** BEGIN **

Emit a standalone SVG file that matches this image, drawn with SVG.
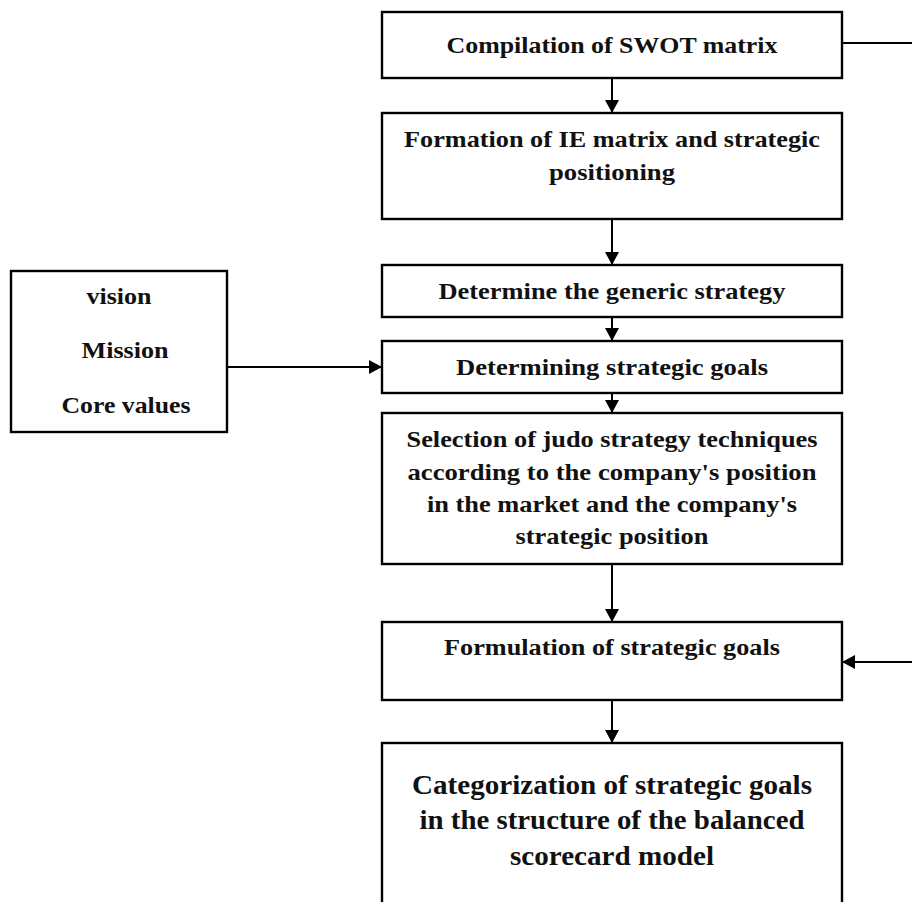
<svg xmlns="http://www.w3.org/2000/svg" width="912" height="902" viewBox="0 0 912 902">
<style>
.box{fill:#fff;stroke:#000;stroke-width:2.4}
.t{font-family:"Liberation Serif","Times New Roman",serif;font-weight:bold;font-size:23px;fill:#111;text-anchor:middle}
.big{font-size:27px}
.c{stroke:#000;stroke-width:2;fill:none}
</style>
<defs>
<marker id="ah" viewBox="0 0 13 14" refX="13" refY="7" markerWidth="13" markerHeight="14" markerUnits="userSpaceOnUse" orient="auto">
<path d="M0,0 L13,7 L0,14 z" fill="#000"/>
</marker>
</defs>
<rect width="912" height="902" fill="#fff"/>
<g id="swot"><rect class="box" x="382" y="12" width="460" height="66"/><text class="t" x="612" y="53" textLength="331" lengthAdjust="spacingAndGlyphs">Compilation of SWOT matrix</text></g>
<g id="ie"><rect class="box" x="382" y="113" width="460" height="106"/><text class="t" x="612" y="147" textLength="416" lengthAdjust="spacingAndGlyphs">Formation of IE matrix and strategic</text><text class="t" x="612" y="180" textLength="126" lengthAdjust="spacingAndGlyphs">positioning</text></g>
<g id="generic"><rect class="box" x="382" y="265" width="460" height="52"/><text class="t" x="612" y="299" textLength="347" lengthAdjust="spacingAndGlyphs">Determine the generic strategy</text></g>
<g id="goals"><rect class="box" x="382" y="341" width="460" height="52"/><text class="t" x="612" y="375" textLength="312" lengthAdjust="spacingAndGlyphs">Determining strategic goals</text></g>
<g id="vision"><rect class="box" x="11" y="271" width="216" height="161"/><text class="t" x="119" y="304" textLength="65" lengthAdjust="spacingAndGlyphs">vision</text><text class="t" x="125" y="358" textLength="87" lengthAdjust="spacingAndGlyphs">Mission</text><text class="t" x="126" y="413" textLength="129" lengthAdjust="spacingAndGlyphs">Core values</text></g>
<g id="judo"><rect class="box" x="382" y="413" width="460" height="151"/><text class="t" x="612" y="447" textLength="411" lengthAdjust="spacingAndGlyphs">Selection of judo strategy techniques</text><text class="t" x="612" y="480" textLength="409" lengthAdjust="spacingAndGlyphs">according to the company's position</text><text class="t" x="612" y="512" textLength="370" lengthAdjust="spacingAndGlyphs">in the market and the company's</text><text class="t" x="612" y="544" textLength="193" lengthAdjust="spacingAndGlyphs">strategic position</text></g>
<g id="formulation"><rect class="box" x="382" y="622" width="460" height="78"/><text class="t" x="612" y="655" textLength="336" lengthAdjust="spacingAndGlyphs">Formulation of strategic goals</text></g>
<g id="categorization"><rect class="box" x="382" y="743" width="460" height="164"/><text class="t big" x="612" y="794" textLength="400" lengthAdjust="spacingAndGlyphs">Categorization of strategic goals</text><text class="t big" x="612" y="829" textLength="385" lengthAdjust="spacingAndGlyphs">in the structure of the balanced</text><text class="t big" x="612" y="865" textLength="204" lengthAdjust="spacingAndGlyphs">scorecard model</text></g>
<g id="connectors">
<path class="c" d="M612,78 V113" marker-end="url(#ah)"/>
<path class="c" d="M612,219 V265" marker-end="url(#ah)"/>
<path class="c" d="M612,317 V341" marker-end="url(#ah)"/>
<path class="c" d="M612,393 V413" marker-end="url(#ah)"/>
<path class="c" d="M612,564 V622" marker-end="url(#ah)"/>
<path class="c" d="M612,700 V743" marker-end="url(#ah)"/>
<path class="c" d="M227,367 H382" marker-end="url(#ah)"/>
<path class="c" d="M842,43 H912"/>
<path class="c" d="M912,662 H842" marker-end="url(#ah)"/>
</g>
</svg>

** END **

**THE TASK:** Give back every line exactly as it stands, pictures excluded.

**ANSWER TO THE TASK:**
Emit a standalone SVG file that matches this image, drawn with SVG.
<svg xmlns="http://www.w3.org/2000/svg" width="912" height="902" viewBox="0 0 912 902">
<style>
.box{fill:#fff;stroke:#000;stroke-width:2.4}
.t{font-family:"Liberation Serif","Times New Roman",serif;font-weight:bold;font-size:23px;fill:#111;text-anchor:middle}
.big{font-size:27px}
.c{stroke:#000;stroke-width:2;fill:none}
</style>
<defs>
<marker id="ah" viewBox="0 0 13 14" refX="13" refY="7" markerWidth="13" markerHeight="14" markerUnits="userSpaceOnUse" orient="auto">
<path d="M0,0 L13,7 L0,14 z" fill="#000"/>
</marker>
</defs>
<rect width="912" height="902" fill="#fff"/>
<g id="swot"><rect class="box" x="382" y="12" width="460" height="66"/><text class="t" x="612" y="53" textLength="331" lengthAdjust="spacingAndGlyphs">Compilation of SWOT matrix</text></g>
<g id="ie"><rect class="box" x="382" y="113" width="460" height="106"/><text class="t" x="612" y="147" textLength="416" lengthAdjust="spacingAndGlyphs">Formation of IE matrix and strategic</text><text class="t" x="612" y="180" textLength="126" lengthAdjust="spacingAndGlyphs">positioning</text></g>
<g id="generic"><rect class="box" x="382" y="265" width="460" height="52"/><text class="t" x="612" y="299" textLength="347" lengthAdjust="spacingAndGlyphs">Determine the generic strategy</text></g>
<g id="goals"><rect class="box" x="382" y="341" width="460" height="52"/><text class="t" x="612" y="375" textLength="312" lengthAdjust="spacingAndGlyphs">Determining strategic goals</text></g>
<g id="vision"><rect class="box" x="11" y="271" width="216" height="161"/><text class="t" x="119" y="304" textLength="65" lengthAdjust="spacingAndGlyphs">vision</text><text class="t" x="125" y="358" textLength="87" lengthAdjust="spacingAndGlyphs">Mission</text><text class="t" x="126" y="413" textLength="129" lengthAdjust="spacingAndGlyphs">Core values</text></g>
<g id="judo"><rect class="box" x="382" y="413" width="460" height="151"/><text class="t" x="612" y="447" textLength="411" lengthAdjust="spacingAndGlyphs">Selection of judo strategy techniques</text><text class="t" x="612" y="480" textLength="409" lengthAdjust="spacingAndGlyphs">according to the company's position</text><text class="t" x="612" y="512" textLength="370" lengthAdjust="spacingAndGlyphs">in the market and the company's</text><text class="t" x="612" y="544" textLength="193" lengthAdjust="spacingAndGlyphs">strategic position</text></g>
<g id="formulation"><rect class="box" x="382" y="622" width="460" height="78"/><text class="t" x="612" y="655" textLength="336" lengthAdjust="spacingAndGlyphs">Formulation of strategic goals</text></g>
<g id="categorization"><rect class="box" x="382" y="743" width="460" height="164"/><text class="t big" x="612" y="794" textLength="400" lengthAdjust="spacingAndGlyphs">Categorization of strategic goals</text><text class="t big" x="612" y="829" textLength="385" lengthAdjust="spacingAndGlyphs">in the structure of the balanced</text><text class="t big" x="612" y="865" textLength="204" lengthAdjust="spacingAndGlyphs">scorecard model</text></g>
<g id="connectors">
<path class="c" d="M612,78 V113" marker-end="url(#ah)"/>
<path class="c" d="M612,219 V265" marker-end="url(#ah)"/>
<path class="c" d="M612,317 V341" marker-end="url(#ah)"/>
<path class="c" d="M612,393 V413" marker-end="url(#ah)"/>
<path class="c" d="M612,564 V622" marker-end="url(#ah)"/>
<path class="c" d="M612,700 V743" marker-end="url(#ah)"/>
<path class="c" d="M227,367 H382" marker-end="url(#ah)"/>
<path class="c" d="M842,43 H912"/>
<path class="c" d="M912,662 H842" marker-end="url(#ah)"/>
</g>
</svg>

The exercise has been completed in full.